Hasina, also chair of the 48-nation Climate Vulnerable Forum, or CVF, and V20, The Vulnerable20, demanded developed countries fulfil their pledge to provide $100 billion annually to help the poorer nations adapt to and mitigate the adverse impacts of climate change.

She sought the transfer of the developed world’s clean and green technology at affordable costs to the most vulnerable countries, which she said also need development.

“The issue of loss and damage must be addressed, including global sharing of responsibility for climate migrants displaced by sea-level rise, salinity increase, river erosion, floods, and droughts,” she said in her fourth proposal.

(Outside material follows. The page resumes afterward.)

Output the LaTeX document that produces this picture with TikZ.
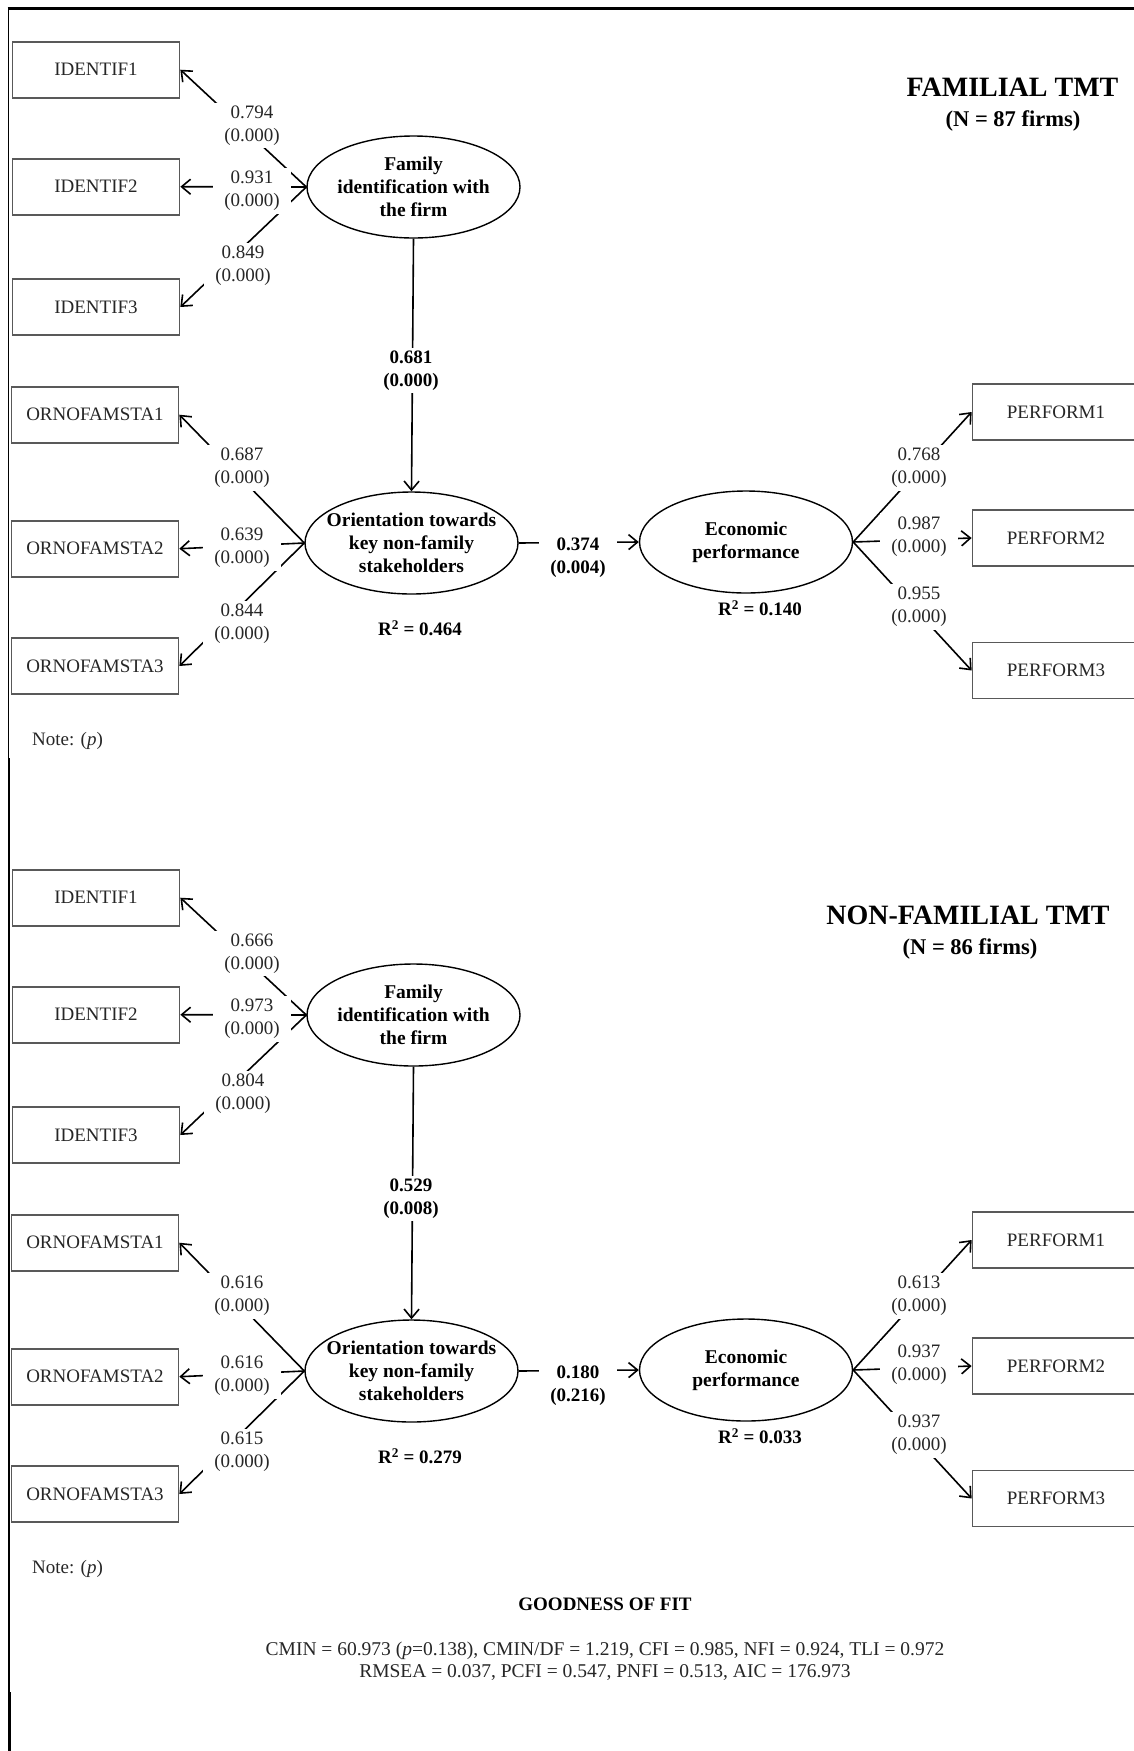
\documentclass[tikz,border=0pt]{standalone}
\usepackage{fontspec}
\setmainfont{Liberation Serif}
\usetikzlibrary{shapes.geometric,arrows.meta}
\begin{document}
\begin{tikzpicture}[x=1pt,y=-1pt,line width=1.6pt,
  obs/.style={draw=black!65,line width=1.7pt,minimum width=167pt,minimum height=56pt,inner sep=0pt,text=black!85,font=\fontsize{19}{23}\selectfont},
  lat/.style={draw,ellipse,line width=1.4pt,minimum width=213pt,minimum height=102pt,inner xsep=-14pt,inner ysep=0pt,align=center,font=\fontsize{19.5}{23}\selectfont\bfseries},
  coef/.style={fill=white,inner xsep=11pt,inner ysep=3pt,align=center,text=black!85,font=\fontsize{19}{23}\selectfont},
  bcoef/.style={coef,text=black,font=\fontsize{19}{23}\selectfont\bfseries},
  arr/.style={-{Straight Barb[length=9pt,width=15pt]}},
  ttl/.style={font=\fontsize{28}{30}\selectfont\bfseries},
  subttl/.style={font=\fontsize{22.5}{26}\selectfont\bfseries},
  rsq/.style={font=\fontsize{19}{23}\selectfont\bfseries},
  note/.style={anchor=west,text=black!85,font=\fontsize{19}{23}\selectfont}]
\useasboundingbox (0,0) rectangle (1134,1751);
\draw[line width=2.7pt] (7.5,8.7) -- (1134,8.7);
\draw[line width=1.5pt] (8.3,8) -- (8.3,758);
\draw[line width=2.2pt] (8.6,758) -- (8.6,1692);
\draw[line width=3pt] (9,1692) -- (9,1751);

\foreach \p/\dy in {F/0pt,N/828pt}{
\begin{scope}[yshift=-\dy]
  \node[obs] (id\p1) at (96,69.7) {IDENTIF1};
  \node[obs] (id\p2) at (96,186.7) {IDENTIF2};
  \node[obs] (id\p3) at (96,307) {IDENTIF3};
  \node[obs] (or\p1) at (95,414.7) {ORNOFAMSTA1};
  \node[obs] (or\p2) at (95,548.7) {ORNOFAMSTA2};
  \node[obs] (or\p3) at (95,666) {ORNOFAMSTA3};
  \node[obs] (pe\p1) at (1056,412) {PERFORM1};
  \node[obs] (pe\p2) at (1056,538) {PERFORM2};
  \node[obs] (pe\p3) at (1056,670.5) {PERFORM3};
  \node[lat] (fam\p) at (413.5,187) {Family\\identification with\\the firm};
  \node[lat] (ori\p) at (411.5,543) {Orientation towards\\key non-family\\stakeholders};
  \node[lat] (eco\p) at (746,542) {Economic\\performance};
  \node[note] (nt\p) at (28,741) {Note: (\textit{p})};
  \foreach \i in {1,2,3}{
    \draw[arr] (fam\p.west) -- (id\p\i.east);
    \draw[arr] (ori\p.west) -- (or\p\i.east);
    \draw[arr] (eco\p.east) -- (pe\p\i.west);}
  \draw[arr] (fam\p.south) -- (ori\p.north);
  \draw[arr] (ori\p.east) -- (eco\p.west);
\end{scope}}

\node[ttl] (tF) at (1012.5,87.5) {FAMILIAL TMT};
\node[subttl] (sF) at (1013,121) {(N = 87 firms)};
\node[coef] (cF1) at (252,125.5) {0.794\\(0.000)};
\node[coef] (cF2) at (252,191) {0.931\\(0.000)};
\node[coef] (cF3) at (243,266) {0.849\\(0.000)};
\node[bcoef] (cF4) at (411,370.5) {0.681\\(0.000)};
\node[coef] (cF5) at (242,468) {0.687\\(0.000)};
\node[coef] (cF6) at (242,548) {0.639\\(0.000)};
\node[coef] (cF7) at (242,624) {0.844\\(0.000)};
\node[bcoef] (cF8) at (578,558) {0.374\\(0.004)};
\node[coef] (cF9) at (919,468) {0.768\\(0.000)};
\node[coef] (cF10) at (919,536.3) {0.987\\(0.000)};
\node[coef] (cF11) at (919,606.7) {0.955\\(0.000)};
\node[rsq] (rF1) at (420,628) {R\textsuperscript{2} = 0.464};
\node[rsq] (rF2) at (760,608) {R\textsuperscript{2} = 0.140};

\begin{scope}[yshift=-828pt]
\node[ttl] (tN) at (968,87) {NON-FAMILIAL TMT};
\node[subttl] (sN) at (970,120.5) {(N = 86 firms)};
\node[coef] (cN1) at (252,125.5) {0.666\\(0.000)};
\node[coef] (cN2) at (252,191) {0.973\\(0.000)};
\node[coef] (cN3) at (243,266) {0.804\\(0.000)};
\node[bcoef] (cN4) at (411,370.5) {0.529\\(0.008)};
\node[coef] (cN5) at (242,468) {0.616\\(0.000)};
\node[coef] (cN6) at (242,548) {0.616\\(0.000)};
\node[coef] (cN7) at (242,624) {0.615\\(0.000)};
\node[bcoef] (cN8) at (578,558) {0.180\\(0.216)};
\node[coef] (cN9) at (919,468) {0.613\\(0.000)};
\node[coef] (cN10) at (919,536.3) {0.937\\(0.000)};
\node[coef] (cN11) at (919,606.7) {0.937\\(0.000)};
\node[rsq] (rN1) at (420,628) {R\textsuperscript{2} = 0.279};
\node[rsq] (rN2) at (760,608) {R\textsuperscript{2} = 0.033};
\end{scope}

\node[font=\fontsize{19}{22}\selectfont\bfseries] (gof) at (605,1604) {GOODNESS OF FIT};
\node[align=center,text=black!85,font=\fontsize{19.5}{22}\selectfont] (fit) at (605,1661) {CMIN = 60.973 (\textit{p}=0.138), CMIN/DF = 1.219, CFI = 0.985, NFI = 0.924, TLI = 0.972\\RMSEA = 0.037, PCFI = 0.547, PNFI = 0.513, AIC = 176.973};
\end{tikzpicture}
\end{document}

Although Bangladesh contributes less than 0.47 percent of global emissions, the country is among the most vulnerable to the effects of climate change. Despite all odds, it established the Bangladesh Climate Change Trust Fund in 2009 and doubled climate-related expenses in the last seven years, Hasina said. Currently, the government is preparing the National Adaptation Plan.

The prime minister said her government is going to implement the “Mujib Climate Prosperity Plan”, a journey from climate vulnerability to resilience to climate prosperity.

“We are also trying to address the challenge of climate impact because of 1.1 million forcibly displaced Myanmar nationals or Rohingyas,” she said.

As the chair of the CVF and V20, Bangladesh is promoting the interests of the 48 climate-vulnerable countries as well and “we are also sharing best practices and adaptation knowledge regionally through the South Asia Office of the Global Center of Adaptation”, she said.

On behalf of the CVF, Bangladesh is also pursuing to establish a Climate Emergency Pact, she added.